TASK OBJECTIVE » Make an exact copy of all the material below, apart from the pictures.

AVAILABLE DATA »
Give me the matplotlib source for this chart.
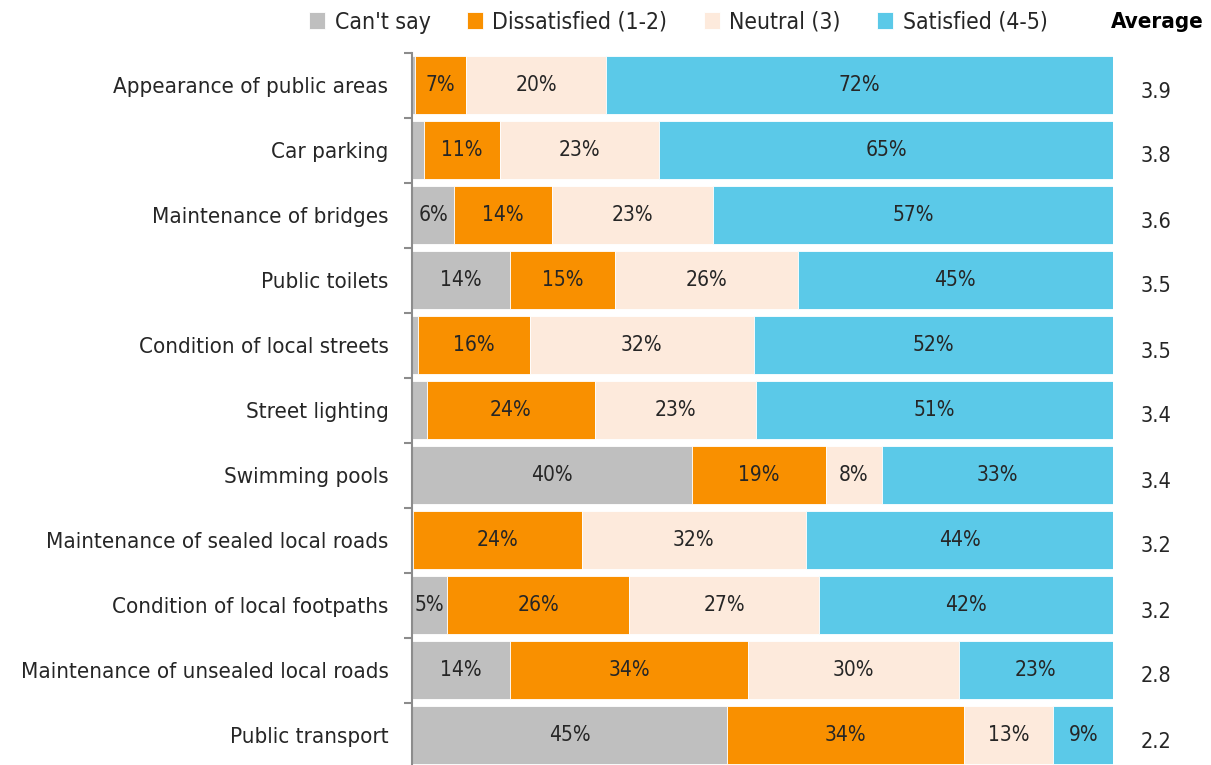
import matplotlib
matplotlib.use("Agg")
import matplotlib.pyplot as plt
from matplotlib import font_manager as fm
import numpy as np

categories = ["Appearance of public areas", "Car parking", "Maintenance of bridges",
              "Public toilets", "Condition of local streets", "Street lighting",
              "Swimming pools", "Maintenance of sealed local roads",
              "Condition of local footpaths", "Maintenance of unsealed local roads",
              "Public transport"]
# segment widths (percent)
cant_say     = [0.4, 1.7, 6, 14, 0.8, 2.1, 40, 0.2, 5, 14, 45]
dissatisfied = [7.3, 10.8, 14, 15, 16, 24, 19, 24, 26, 34, 33.7]
neutral      = [20, 22.8, 23, 26, 32, 23, 8, 32, 27, 30, 12.8]
satisfied    = [72.3, 64.7, 57, 45, 51.2, 50.9, 33, 43.8, 42, 22, 8.5]
# printed labels (rounded values shown on the chart)
cant_say_lbl     = [None, None, "6%", "14%", None, None, "40%", None, "5%", "14%", "45%"]
dissatisfied_lbl = ["7%", "11%", "14%", "15%", "16%", "24%", "19%", "24%", "26%", "34%", "34%"]
neutral_lbl      = ["20%", "23%", "23%", "26%", "32%", "23%", "8%", "32%", "27%", "30%", "13%"]
satisfied_lbl    = ["72%", "65%", "57%", "45%", "52%", "51%", "33%", "44%", "42%", "23%", "9%"]
averages     = ["3.9", "3.8", "3.6", "3.5", "3.5", "3.4", "3.4", "3.2", "3.2", "2.8", "2.2"]
series_names = ["Can't say", "Dissatisfied (1-2)", "Neutral (3)", "Satisfied (4-5)"]
colors = ["#BFBFBF", "#F99000", "#FDEADC", "#5BC9E8"]

stretch = "normal"
if any("Condensed" in f.fname and "DejaVuSans" in f.fname for f in fm.fontManager.ttflist):
    stretch = "condensed"
plt.rcParams["font.family"] = ["DejaVu Sans"]

W, H = 1211, 765
fig = plt.figure(figsize=(W / 100, H / 100), dpi=100)
left = 412 / W
right = 1113 / W
top = 1 - 52.5 / H
bottom = 1 - 767.5 / H
ax = fig.add_axes([left, bottom, right - left, top - bottom])

n = len(categories)
y = np.arange(n)
data = [cant_say, dissatisfied, neutral, satisfied]
labels = [cant_say_lbl, dissatisfied_lbl, neutral_lbl, satisfied_lbl]
lefts = np.zeros(n)
for vals, lbls, c, name in zip(data, labels, colors, series_names):
    vals = np.array(vals, dtype=float)
    ax.barh(y, vals, left=lefts, height=0.88, color=c, edgecolor="white",
            linewidth=0.6, label=name)
    for yi, (l, v, t) in enumerate(zip(lefts, vals, lbls)):
        if t:
            ax.text(l + v / 2, yi, t, ha="center", va="center",
                    fontsize=15, color="#262626", fontstretch=stretch)
    lefts += vals

ax.set_xlim(0, 100)
ax.set_ylim(n - 0.5, -0.5)
ax.set_yticks(y)
ax.set_yticklabels(categories, fontsize=16, color="#262626", fontstretch=stretch)
ax.tick_params(axis="y", length=0, pad=17)
ax.set_yticks(np.arange(-0.5, n, 1.0), minor=True)
ax.tick_params(axis="y", which="minor", length=6, width=1.5, color="#8C8C8C")
ax.set_xticks([])
for s in ["top", "right", "bottom"]:
    ax.spines[s].set_visible(False)
ax.spines["left"].set_color("#8C8C8C")
ax.spines["left"].set_linewidth(1.5)

for yi, a in enumerate(averages):
    ax.text(106.1, yi + 0.1, a, ha="center", va="center", fontsize=15.5,
            color="#262626", fontstretch=stretch)

fig.text(1157 / W, 1 - 22 / H, "Average", ha="center", va="center",
         fontsize=16, fontweight="bold", color="black", fontstretch=stretch)

leg = fig.legend(loc="center right", bbox_to_anchor=(1068 / W, 1 - 22 / H),
                 ncol=4, frameon=False, handlelength=0.7, handleheight=0.7,
                 handletextpad=0.4, columnspacing=1.6,
                 prop={"size": 16.5, "stretch": stretch})
for t in leg.get_texts():
    t.set_color("#262626")

fig.savefig("out.png", dpi=100)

SOLVED EXERCISE »
Give me the matplotlib source for this chart.
import matplotlib
matplotlib.use("Agg")
import matplotlib.pyplot as plt
from matplotlib import font_manager as fm
import numpy as np

categories = ["Appearance of public areas", "Car parking", "Maintenance of bridges",
              "Public toilets", "Condition of local streets", "Street lighting",
              "Swimming pools", "Maintenance of sealed local roads",
              "Condition of local footpaths", "Maintenance of unsealed local roads",
              "Public transport"]
# segment widths (percent)
cant_say     = [0.4, 1.7, 6, 14, 0.8, 2.1, 40, 0.2, 5, 14, 45]
dissatisfied = [7.3, 10.8, 14, 15, 16, 24, 19, 24, 26, 34, 33.7]
neutral      = [20, 22.8, 23, 26, 32, 23, 8, 32, 27, 30, 12.8]
satisfied    = [72.3, 64.7, 57, 45, 51.2, 50.9, 33, 43.8, 42, 22, 8.5]
# printed labels (rounded values shown on the chart)
cant_say_lbl     = [None, None, "6%", "14%", None, None, "40%", None, "5%", "14%", "45%"]
dissatisfied_lbl = ["7%", "11%", "14%", "15%", "16%", "24%", "19%", "24%", "26%", "34%", "34%"]
neutral_lbl      = ["20%", "23%", "23%", "26%", "32%", "23%", "8%", "32%", "27%", "30%", "13%"]
satisfied_lbl    = ["72%", "65%", "57%", "45%", "52%", "51%", "33%", "44%", "42%", "23%", "9%"]
averages     = ["3.9", "3.8", "3.6", "3.5", "3.5", "3.4", "3.4", "3.2", "3.2", "2.8", "2.2"]
series_names = ["Can't say", "Dissatisfied (1-2)", "Neutral (3)", "Satisfied (4-5)"]
colors = ["#BFBFBF", "#F99000", "#FDEADC", "#5BC9E8"]

stretch = "normal"
if any("Condensed" in f.fname and "DejaVuSans" in f.fname for f in fm.fontManager.ttflist):
    stretch = "condensed"
plt.rcParams["font.family"] = ["DejaVu Sans"]

W, H = 1211, 765
fig = plt.figure(figsize=(W / 100, H / 100), dpi=100)
left = 412 / W
right = 1113 / W
top = 1 - 52.5 / H
bottom = 1 - 767.5 / H
ax = fig.add_axes([left, bottom, right - left, top - bottom])

n = len(categories)
y = np.arange(n)
data = [cant_say, dissatisfied, neutral, satisfied]
labels = [cant_say_lbl, dissatisfied_lbl, neutral_lbl, satisfied_lbl]
lefts = np.zeros(n)
for vals, lbls, c, name in zip(data, labels, colors, series_names):
    vals = np.array(vals, dtype=float)
    ax.barh(y, vals, left=lefts, height=0.88, color=c, edgecolor="white",
            linewidth=0.6, label=name)
    for yi, (l, v, t) in enumerate(zip(lefts, vals, lbls)):
        if t:
            ax.text(l + v / 2, yi, t, ha="center", va="center",
                    fontsize=15, color="#262626", fontstretch=stretch)
    lefts += vals

ax.set_xlim(0, 100)
ax.set_ylim(n - 0.5, -0.5)
ax.set_yticks(y)
ax.set_yticklabels(categories, fontsize=16, color="#262626", fontstretch=stretch)
ax.tick_params(axis="y", length=0, pad=17)
ax.set_yticks(np.arange(-0.5, n, 1.0), minor=True)
ax.tick_params(axis="y", which="minor", length=6, width=1.5, color="#8C8C8C")
ax.set_xticks([])
for s in ["top", "right", "bottom"]:
    ax.spines[s].set_visible(False)
ax.spines["left"].set_color("#8C8C8C")
ax.spines["left"].set_linewidth(1.5)

for yi, a in enumerate(averages):
    ax.text(106.1, yi + 0.1, a, ha="center", va="center", fontsize=15.5,
            color="#262626", fontstretch=stretch)

fig.text(1157 / W, 1 - 22 / H, "Average", ha="center", va="center",
         fontsize=16, fontweight="bold", color="black", fontstretch=stretch)

leg = fig.legend(loc="center right", bbox_to_anchor=(1068 / W, 1 - 22 / H),
                 ncol=4, frameon=False, handlelength=0.7, handleheight=0.7,
                 handletextpad=0.4, columnspacing=1.6,
                 prop={"size": 16.5, "stretch": stretch})
for t in leg.get_texts():
    t.set_color("#262626")

fig.savefig("out.png", dpi=100)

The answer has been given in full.